First, make sure you understand the differences between "pipe" and "tubing". Tubing comes in all sorts of sizes, shapes, and wall thicknesses, while pipe (which refers specifically to plumbing materials) is only made in certain standard sizes.
Pipe is not measured by actual ID, but by some archaic traditional system referring to the size that it was a hundred years ago when materials weren't as well understood and the walls had different thicknesses, but since then they've retained the same OD so that the thread size would stay the same while the wall thickness changed and the ID followed.
Thus, common sch 40, 1 1/2" steel pipe has an ID of 1.61".

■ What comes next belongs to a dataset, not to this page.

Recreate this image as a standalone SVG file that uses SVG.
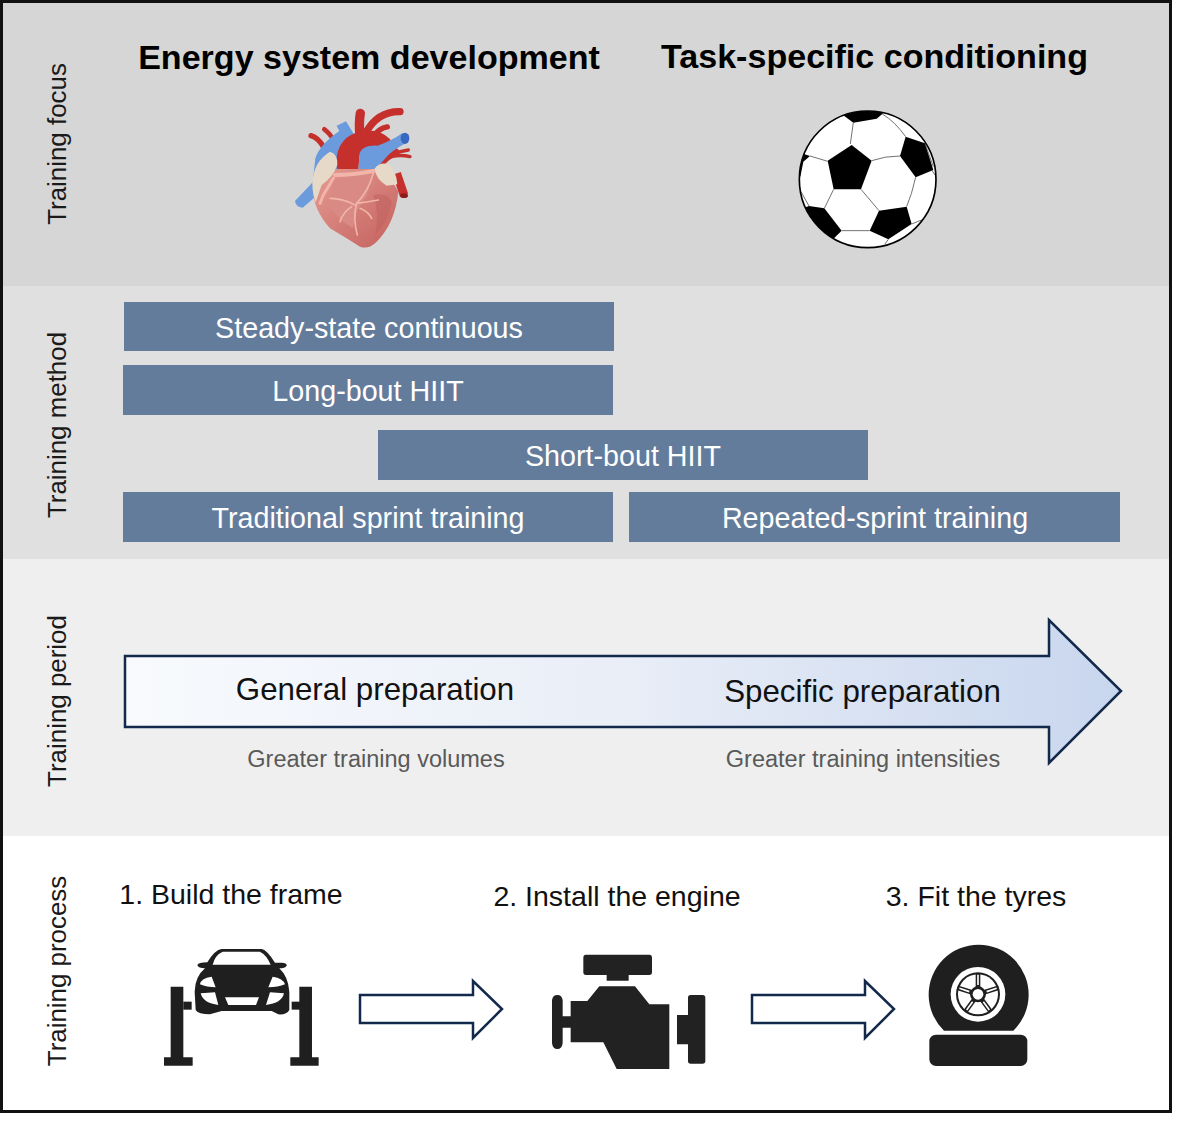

Also, pipe comes in more than one standard wall thickness, while the OD stays the same, so the ID can vary that way, too.
Heavy-wall sch 80, 1 1/2" steel pipe has, coincidentally, an ID 1.50", but don't trust that because sch 80 3/8" pipe has 0.42" ID and sch 80 3" pipe has a 2.90" ID.
Additionally, pipes made of different materials have different sizing conventions, such as cast iron, copper, and various plastics.
Finally, pipe is not manufactured to extremely high tolerances, and usually has a weld seam and is a little out-of-round, so even the published dimensions can vary from the measurements of your pipe.
The best plan is to avoid plumbing pipe for fabrication jobs, and stick to tubing, which is labeled according to its actual dimensions. You can also get steel tubing made from better alloys than pipe, and made with different and better methods.
General-purpose bushings are usually manufactured to common unit dimensions, such as 1.5", 1.25", 25mm, 30mm, etc, and are intended to work with dimensional tubing and bar stock. You'll have trouble finding a bushing with such an odd 1.61" diameter, because plumbing pipe isn't intended for structural use. I looked at an enormous machinist supply mail-order company, and they don't offer anything even close.